● **Aim**: Write out, word for word, every line from the first one through the line that holds "0.039, 0.013, 0];", and nothing else; skip the pictures.

>> BEGIN Supplied material

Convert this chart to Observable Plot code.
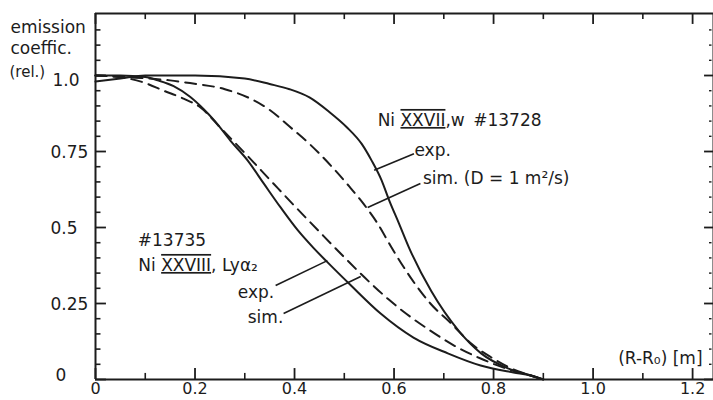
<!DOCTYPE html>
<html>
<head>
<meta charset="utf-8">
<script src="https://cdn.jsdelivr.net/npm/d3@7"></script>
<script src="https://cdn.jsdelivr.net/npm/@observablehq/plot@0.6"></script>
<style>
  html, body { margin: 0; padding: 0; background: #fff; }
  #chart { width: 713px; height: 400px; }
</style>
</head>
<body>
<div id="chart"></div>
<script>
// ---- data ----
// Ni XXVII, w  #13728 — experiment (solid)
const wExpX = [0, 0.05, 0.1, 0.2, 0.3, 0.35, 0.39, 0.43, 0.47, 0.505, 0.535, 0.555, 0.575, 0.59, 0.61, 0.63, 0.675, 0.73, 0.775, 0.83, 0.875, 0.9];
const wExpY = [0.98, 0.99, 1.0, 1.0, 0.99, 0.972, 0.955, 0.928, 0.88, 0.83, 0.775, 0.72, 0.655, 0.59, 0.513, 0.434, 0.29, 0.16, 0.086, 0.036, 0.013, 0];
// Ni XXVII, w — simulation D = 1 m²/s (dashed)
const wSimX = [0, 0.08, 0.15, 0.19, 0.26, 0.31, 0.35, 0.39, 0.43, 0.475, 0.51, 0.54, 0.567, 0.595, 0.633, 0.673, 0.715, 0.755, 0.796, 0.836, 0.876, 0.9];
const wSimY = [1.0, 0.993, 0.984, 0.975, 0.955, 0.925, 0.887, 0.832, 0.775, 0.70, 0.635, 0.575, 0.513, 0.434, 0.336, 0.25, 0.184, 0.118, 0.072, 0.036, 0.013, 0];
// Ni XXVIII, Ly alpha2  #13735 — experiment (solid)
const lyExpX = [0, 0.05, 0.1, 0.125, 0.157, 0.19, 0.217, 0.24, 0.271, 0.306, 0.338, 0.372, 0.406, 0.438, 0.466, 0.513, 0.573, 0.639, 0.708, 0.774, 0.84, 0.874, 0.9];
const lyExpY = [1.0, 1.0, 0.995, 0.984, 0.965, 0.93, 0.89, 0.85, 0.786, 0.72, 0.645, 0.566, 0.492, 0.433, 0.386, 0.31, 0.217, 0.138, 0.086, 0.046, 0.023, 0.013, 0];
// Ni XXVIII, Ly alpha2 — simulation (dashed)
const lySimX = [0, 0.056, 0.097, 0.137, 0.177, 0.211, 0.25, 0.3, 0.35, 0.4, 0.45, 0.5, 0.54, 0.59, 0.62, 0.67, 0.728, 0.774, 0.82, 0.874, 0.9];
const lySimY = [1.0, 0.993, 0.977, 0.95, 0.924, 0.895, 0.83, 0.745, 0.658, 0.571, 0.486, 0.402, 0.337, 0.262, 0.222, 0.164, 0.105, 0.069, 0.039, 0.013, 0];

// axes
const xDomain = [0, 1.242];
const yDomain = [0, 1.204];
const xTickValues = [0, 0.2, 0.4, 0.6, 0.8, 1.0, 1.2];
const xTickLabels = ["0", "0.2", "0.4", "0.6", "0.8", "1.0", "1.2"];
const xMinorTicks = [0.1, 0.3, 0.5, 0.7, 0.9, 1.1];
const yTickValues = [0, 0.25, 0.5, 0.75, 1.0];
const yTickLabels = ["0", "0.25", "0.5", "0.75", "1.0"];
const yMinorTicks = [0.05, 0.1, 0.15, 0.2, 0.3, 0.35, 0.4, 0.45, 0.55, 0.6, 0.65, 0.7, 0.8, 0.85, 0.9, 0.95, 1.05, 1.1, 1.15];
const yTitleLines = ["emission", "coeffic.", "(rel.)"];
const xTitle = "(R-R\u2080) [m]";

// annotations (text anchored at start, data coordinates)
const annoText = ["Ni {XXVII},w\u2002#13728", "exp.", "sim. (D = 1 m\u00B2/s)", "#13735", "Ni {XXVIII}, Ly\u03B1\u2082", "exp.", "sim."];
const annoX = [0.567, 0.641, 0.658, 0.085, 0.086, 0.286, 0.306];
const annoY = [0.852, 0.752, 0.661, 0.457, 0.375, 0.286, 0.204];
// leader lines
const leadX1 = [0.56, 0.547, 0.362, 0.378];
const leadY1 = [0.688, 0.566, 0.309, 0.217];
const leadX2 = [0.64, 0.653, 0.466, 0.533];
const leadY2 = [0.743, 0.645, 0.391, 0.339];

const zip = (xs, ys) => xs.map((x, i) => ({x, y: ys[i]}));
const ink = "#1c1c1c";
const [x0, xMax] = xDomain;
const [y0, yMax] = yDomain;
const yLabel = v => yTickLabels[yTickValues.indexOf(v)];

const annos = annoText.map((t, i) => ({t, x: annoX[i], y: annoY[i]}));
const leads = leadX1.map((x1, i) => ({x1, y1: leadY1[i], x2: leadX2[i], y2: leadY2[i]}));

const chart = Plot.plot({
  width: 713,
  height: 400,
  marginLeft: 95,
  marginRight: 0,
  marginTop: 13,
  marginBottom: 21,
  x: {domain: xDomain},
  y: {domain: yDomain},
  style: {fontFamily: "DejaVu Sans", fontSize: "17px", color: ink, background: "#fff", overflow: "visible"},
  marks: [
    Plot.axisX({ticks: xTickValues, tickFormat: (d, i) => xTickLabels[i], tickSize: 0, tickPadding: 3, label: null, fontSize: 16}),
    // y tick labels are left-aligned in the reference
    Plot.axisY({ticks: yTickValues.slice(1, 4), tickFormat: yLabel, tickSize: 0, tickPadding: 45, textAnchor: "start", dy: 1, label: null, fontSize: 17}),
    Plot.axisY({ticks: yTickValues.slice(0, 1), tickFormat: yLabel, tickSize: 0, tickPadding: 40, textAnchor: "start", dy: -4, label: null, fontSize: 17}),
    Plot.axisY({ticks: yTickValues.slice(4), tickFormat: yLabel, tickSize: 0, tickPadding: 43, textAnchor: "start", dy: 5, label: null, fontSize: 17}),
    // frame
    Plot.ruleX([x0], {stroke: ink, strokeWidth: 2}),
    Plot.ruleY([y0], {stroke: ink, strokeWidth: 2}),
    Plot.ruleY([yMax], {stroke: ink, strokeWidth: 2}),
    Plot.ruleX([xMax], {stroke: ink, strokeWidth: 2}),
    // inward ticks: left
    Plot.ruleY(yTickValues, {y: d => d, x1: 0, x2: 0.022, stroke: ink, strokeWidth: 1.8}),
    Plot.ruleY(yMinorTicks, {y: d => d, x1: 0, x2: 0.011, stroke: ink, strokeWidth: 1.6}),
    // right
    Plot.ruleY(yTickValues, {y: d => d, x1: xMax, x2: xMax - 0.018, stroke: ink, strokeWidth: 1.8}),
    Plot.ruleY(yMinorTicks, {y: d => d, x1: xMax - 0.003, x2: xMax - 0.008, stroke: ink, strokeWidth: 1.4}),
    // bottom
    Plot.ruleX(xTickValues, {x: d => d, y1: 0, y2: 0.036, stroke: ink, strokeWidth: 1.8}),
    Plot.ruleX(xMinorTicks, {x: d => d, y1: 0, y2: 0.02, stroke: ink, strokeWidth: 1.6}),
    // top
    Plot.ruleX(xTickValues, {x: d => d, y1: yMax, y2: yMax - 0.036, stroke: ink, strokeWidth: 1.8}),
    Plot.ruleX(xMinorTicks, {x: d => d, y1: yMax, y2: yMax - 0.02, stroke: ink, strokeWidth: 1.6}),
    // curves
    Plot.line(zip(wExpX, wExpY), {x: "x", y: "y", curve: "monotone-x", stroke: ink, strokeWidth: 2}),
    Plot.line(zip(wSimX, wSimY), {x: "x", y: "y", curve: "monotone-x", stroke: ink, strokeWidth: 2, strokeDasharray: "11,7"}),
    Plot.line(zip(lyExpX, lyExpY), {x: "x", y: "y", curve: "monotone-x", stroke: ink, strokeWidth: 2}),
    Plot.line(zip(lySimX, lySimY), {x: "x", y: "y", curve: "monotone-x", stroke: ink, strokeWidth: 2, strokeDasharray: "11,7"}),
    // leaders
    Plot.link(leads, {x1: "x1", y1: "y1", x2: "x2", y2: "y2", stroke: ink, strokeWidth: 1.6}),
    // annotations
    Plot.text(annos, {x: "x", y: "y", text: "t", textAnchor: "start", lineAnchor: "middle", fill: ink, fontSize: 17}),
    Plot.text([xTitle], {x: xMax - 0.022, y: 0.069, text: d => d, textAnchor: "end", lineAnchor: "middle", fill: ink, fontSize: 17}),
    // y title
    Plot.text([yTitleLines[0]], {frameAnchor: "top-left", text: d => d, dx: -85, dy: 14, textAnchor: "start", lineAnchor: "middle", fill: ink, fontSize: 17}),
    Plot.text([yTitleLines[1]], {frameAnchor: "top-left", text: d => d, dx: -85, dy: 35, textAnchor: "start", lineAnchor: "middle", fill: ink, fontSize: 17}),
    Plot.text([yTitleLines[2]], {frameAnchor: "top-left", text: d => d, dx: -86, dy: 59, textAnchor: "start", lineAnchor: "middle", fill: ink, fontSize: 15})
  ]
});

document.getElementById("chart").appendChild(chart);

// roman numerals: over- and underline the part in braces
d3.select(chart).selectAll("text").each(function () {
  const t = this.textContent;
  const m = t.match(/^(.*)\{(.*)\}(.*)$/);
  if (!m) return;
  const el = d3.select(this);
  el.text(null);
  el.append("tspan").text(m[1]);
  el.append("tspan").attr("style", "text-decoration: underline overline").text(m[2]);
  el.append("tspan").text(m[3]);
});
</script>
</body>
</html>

>> END Supplied material

● **Problem solution**:
Convert this chart to Observable Plot code.
<!DOCTYPE html>
<html>
<head>
<meta charset="utf-8">
<script src="https://cdn.jsdelivr.net/npm/d3@7"></script>
<script src="https://cdn.jsdelivr.net/npm/@observablehq/plot@0.6"></script>
<style>
  html, body { margin: 0; padding: 0; background: #fff; }
  #chart { width: 713px; height: 400px; }
</style>
</head>
<body>
<div id="chart"></div>
<script>
// ---- data ----
// Ni XXVII, w  #13728 — experiment (solid)
const wExpX = [0, 0.05, 0.1, 0.2, 0.3, 0.35, 0.39, 0.43, 0.47, 0.505, 0.535, 0.555, 0.575, 0.59, 0.61, 0.63, 0.675, 0.73, 0.775, 0.83, 0.875, 0.9];
const wExpY = [0.98, 0.99, 1.0, 1.0, 0.99, 0.972, 0.955, 0.928, 0.88, 0.83, 0.775, 0.72, 0.655, 0.59, 0.513, 0.434, 0.29, 0.16, 0.086, 0.036, 0.013, 0];
// Ni XXVII, w — simulation D = 1 m²/s (dashed)
const wSimX = [0, 0.08, 0.15, 0.19, 0.26, 0.31, 0.35, 0.39, 0.43, 0.475, 0.51, 0.54, 0.567, 0.595, 0.633, 0.673, 0.715, 0.755, 0.796, 0.836, 0.876, 0.9];
const wSimY = [1.0, 0.993, 0.984, 0.975, 0.955, 0.925, 0.887, 0.832, 0.775, 0.70, 0.635, 0.575, 0.513, 0.434, 0.336, 0.25, 0.184, 0.118, 0.072, 0.036, 0.013, 0];
// Ni XXVIII, Ly alpha2  #13735 — experiment (solid)
const lyExpX = [0, 0.05, 0.1, 0.125, 0.157, 0.19, 0.217, 0.24, 0.271, 0.306, 0.338, 0.372, 0.406, 0.438, 0.466, 0.513, 0.573, 0.639, 0.708, 0.774, 0.84, 0.874, 0.9];
const lyExpY = [1.0, 1.0, 0.995, 0.984, 0.965, 0.93, 0.89, 0.85, 0.786, 0.72, 0.645, 0.566, 0.492, 0.433, 0.386, 0.31, 0.217, 0.138, 0.086, 0.046, 0.023, 0.013, 0];
// Ni XXVIII, Ly alpha2 — simulation (dashed)
const lySimX = [0, 0.056, 0.097, 0.137, 0.177, 0.211, 0.25, 0.3, 0.35, 0.4, 0.45, 0.5, 0.54, 0.59, 0.62, 0.67, 0.728, 0.774, 0.82, 0.874, 0.9];
const lySimY = [1.0, 0.993, 0.977, 0.95, 0.924, 0.895, 0.83, 0.745, 0.658, 0.571, 0.486, 0.402, 0.337, 0.262, 0.222, 0.164, 0.105, 0.069, 0.039, 0.013, 0];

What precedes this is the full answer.